___ Given data

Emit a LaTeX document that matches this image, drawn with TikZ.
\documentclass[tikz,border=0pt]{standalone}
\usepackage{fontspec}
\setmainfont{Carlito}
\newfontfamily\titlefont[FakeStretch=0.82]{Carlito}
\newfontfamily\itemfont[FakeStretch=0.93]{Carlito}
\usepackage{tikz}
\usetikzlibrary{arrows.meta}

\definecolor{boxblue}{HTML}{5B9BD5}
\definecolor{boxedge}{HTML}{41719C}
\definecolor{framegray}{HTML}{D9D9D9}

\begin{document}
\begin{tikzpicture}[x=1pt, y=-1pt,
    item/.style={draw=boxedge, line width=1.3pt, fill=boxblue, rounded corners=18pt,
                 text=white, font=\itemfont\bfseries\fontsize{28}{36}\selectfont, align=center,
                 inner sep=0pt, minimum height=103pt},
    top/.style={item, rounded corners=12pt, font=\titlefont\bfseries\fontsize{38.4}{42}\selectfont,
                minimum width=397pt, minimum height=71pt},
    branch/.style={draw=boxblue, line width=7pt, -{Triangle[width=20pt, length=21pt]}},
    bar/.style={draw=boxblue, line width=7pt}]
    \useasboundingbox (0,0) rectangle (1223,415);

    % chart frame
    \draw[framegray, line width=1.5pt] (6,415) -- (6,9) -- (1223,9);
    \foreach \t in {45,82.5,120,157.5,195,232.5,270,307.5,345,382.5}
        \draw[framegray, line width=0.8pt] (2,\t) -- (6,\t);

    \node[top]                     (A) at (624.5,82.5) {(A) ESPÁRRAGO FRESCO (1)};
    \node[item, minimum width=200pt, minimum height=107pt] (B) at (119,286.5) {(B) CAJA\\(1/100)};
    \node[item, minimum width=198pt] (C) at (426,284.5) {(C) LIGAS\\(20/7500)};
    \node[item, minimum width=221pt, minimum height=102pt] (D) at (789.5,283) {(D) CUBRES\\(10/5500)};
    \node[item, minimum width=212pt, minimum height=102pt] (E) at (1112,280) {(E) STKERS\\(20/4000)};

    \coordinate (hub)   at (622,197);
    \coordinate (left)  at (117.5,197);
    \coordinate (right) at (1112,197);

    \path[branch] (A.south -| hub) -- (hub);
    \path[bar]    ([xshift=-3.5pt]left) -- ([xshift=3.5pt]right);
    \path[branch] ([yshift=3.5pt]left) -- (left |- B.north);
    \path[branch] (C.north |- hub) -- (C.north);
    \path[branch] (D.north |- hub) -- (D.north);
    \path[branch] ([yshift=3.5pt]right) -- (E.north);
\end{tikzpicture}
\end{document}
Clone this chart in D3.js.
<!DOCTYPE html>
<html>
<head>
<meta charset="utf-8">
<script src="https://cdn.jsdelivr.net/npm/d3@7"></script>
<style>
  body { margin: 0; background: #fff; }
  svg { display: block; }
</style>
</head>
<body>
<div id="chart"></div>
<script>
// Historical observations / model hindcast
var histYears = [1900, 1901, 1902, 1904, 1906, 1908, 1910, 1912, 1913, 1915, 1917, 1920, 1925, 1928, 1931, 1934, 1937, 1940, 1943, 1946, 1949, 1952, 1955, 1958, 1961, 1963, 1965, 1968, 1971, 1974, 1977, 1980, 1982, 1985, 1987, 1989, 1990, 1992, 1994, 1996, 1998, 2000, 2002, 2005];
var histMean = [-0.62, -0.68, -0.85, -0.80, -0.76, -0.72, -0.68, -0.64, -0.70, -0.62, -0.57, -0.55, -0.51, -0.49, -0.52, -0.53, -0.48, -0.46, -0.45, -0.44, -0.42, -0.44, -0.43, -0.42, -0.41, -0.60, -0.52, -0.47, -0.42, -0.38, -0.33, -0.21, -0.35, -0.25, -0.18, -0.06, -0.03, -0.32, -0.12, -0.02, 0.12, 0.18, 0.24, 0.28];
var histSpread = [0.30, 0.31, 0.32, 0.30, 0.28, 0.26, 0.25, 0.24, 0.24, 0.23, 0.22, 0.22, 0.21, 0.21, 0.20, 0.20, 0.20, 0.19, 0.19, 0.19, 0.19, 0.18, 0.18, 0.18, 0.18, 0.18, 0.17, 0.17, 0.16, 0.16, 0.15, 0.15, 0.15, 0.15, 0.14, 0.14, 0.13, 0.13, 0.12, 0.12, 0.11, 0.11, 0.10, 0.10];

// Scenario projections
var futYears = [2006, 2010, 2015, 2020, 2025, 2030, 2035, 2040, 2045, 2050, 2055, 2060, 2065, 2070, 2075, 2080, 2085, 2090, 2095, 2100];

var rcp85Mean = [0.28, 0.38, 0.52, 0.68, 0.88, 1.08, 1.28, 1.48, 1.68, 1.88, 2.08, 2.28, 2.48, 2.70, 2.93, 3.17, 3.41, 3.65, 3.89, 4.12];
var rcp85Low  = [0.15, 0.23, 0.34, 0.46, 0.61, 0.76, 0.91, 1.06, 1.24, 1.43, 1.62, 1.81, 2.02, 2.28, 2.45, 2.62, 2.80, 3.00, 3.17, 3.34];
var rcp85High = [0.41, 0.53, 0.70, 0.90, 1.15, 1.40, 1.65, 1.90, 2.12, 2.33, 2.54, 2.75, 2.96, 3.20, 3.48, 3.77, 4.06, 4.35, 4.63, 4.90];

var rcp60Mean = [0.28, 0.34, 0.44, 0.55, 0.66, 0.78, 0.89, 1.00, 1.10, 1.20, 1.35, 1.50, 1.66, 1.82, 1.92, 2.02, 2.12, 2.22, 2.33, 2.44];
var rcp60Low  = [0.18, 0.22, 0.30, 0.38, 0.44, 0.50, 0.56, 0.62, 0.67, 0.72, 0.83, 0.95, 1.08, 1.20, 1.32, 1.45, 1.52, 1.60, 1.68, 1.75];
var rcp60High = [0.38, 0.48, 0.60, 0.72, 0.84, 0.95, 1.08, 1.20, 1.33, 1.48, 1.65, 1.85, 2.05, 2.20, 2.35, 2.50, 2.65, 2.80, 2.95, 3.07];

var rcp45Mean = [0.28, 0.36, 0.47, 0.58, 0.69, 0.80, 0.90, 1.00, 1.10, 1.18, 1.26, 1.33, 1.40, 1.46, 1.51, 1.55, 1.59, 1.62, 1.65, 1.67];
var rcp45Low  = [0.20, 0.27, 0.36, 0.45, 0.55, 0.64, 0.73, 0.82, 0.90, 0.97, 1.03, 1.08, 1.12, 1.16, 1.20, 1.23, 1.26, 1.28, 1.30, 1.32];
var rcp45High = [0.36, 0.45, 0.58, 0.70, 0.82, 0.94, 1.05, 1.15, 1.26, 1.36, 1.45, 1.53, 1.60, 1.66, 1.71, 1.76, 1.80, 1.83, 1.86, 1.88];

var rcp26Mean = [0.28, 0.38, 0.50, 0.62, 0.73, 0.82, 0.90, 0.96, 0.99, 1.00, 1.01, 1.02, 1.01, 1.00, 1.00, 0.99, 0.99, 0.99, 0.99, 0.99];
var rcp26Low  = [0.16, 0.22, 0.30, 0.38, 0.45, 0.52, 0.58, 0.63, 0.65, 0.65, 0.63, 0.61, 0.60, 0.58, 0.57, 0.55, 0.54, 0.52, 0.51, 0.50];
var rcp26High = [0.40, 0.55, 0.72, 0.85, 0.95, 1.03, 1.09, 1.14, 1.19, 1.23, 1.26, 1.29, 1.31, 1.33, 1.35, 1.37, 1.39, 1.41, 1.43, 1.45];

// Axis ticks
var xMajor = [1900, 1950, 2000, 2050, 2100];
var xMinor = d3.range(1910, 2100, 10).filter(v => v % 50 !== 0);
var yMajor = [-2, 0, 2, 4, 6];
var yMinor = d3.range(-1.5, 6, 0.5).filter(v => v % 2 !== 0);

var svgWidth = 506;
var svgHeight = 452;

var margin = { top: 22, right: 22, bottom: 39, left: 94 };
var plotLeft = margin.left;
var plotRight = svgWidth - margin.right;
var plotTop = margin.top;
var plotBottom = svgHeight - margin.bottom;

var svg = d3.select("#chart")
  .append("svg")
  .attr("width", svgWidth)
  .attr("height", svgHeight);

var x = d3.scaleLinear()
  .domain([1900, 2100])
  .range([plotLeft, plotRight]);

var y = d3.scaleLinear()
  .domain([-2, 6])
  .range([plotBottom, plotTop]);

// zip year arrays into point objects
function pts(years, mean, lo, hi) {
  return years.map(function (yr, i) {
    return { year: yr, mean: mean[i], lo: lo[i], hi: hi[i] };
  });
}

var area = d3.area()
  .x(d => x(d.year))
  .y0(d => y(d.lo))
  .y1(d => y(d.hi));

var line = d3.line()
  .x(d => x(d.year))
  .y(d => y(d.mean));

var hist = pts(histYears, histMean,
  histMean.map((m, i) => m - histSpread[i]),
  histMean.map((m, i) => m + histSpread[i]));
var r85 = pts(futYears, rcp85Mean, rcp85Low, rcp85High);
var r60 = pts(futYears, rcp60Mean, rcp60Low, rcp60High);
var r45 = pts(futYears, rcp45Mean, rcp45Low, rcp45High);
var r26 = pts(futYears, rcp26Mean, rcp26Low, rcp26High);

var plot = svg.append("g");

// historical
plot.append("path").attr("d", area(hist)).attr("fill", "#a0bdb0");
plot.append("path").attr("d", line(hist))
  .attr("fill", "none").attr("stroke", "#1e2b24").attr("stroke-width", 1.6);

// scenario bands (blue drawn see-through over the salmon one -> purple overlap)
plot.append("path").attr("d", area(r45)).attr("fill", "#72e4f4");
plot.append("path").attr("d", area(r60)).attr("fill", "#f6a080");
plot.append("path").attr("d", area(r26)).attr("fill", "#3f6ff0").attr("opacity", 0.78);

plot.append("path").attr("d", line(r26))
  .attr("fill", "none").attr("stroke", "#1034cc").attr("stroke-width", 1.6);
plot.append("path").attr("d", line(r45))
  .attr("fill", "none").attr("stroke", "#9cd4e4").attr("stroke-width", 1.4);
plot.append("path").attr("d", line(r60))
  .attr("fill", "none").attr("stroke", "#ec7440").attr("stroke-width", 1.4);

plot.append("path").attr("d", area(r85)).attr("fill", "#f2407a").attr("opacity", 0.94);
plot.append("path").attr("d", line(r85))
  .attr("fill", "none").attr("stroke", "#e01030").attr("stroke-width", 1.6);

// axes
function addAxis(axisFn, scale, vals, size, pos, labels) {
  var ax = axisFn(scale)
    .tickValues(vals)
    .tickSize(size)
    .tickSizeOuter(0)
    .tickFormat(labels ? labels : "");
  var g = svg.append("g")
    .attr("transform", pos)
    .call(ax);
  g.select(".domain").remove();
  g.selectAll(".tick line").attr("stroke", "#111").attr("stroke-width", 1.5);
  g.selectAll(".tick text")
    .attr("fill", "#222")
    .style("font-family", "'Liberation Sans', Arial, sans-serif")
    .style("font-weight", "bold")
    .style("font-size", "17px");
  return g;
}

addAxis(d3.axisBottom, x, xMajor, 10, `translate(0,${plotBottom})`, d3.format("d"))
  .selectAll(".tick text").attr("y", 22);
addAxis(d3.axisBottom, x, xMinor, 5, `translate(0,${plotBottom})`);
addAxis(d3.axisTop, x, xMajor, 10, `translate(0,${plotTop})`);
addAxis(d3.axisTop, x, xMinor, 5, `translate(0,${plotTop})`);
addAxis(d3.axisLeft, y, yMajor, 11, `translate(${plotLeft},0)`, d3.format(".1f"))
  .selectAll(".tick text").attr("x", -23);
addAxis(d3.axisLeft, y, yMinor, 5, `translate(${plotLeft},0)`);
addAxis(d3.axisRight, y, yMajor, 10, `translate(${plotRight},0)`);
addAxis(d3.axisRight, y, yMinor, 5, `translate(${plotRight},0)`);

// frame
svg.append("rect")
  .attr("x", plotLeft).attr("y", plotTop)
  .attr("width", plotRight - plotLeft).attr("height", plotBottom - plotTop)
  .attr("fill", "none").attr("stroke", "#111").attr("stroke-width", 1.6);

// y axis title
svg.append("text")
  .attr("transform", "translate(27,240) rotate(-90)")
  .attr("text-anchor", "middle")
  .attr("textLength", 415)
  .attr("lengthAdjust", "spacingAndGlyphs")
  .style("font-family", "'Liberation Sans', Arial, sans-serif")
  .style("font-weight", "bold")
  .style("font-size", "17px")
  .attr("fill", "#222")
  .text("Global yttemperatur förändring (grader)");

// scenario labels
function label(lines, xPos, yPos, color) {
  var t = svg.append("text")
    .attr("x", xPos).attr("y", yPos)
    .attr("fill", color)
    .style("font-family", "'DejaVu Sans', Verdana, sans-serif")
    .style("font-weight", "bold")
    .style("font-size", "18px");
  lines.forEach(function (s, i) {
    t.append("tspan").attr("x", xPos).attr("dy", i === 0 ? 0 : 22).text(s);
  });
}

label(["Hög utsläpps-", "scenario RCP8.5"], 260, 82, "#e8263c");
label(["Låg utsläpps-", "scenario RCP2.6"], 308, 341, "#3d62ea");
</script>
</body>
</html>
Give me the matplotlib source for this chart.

______

## What the task requires
Reproduce exactly the lines from the beginning of the entries above up to and including the line that contains "(0,0) rectangle (1223,415);".

## Output for this exercise
Emit a LaTeX document that matches this image, drawn with TikZ.
\documentclass[tikz,border=0pt]{standalone}
\usepackage{fontspec}
\setmainfont{Carlito}
\newfontfamily\titlefont[FakeStretch=0.82]{Carlito}
\newfontfamily\itemfont[FakeStretch=0.93]{Carlito}
\usepackage{tikz}
\usetikzlibrary{arrows.meta}

\definecolor{boxblue}{HTML}{5B9BD5}
\definecolor{boxedge}{HTML}{41719C}
\definecolor{framegray}{HTML}{D9D9D9}

\begin{document}
\begin{tikzpicture}[x=1pt, y=-1pt,
    item/.style={draw=boxedge, line width=1.3pt, fill=boxblue, rounded corners=18pt,
                 text=white, font=\itemfont\bfseries\fontsize{28}{36}\selectfont, align=center,
                 inner sep=0pt, minimum height=103pt},
    top/.style={item, rounded corners=12pt, font=\titlefont\bfseries\fontsize{38.4}{42}\selectfont,
                minimum width=397pt, minimum height=71pt},
    branch/.style={draw=boxblue, line width=7pt, -{Triangle[width=20pt, length=21pt]}},
    bar/.style={draw=boxblue, line width=7pt}]
    \useasboundingbox (0,0) rectangle (1223,415);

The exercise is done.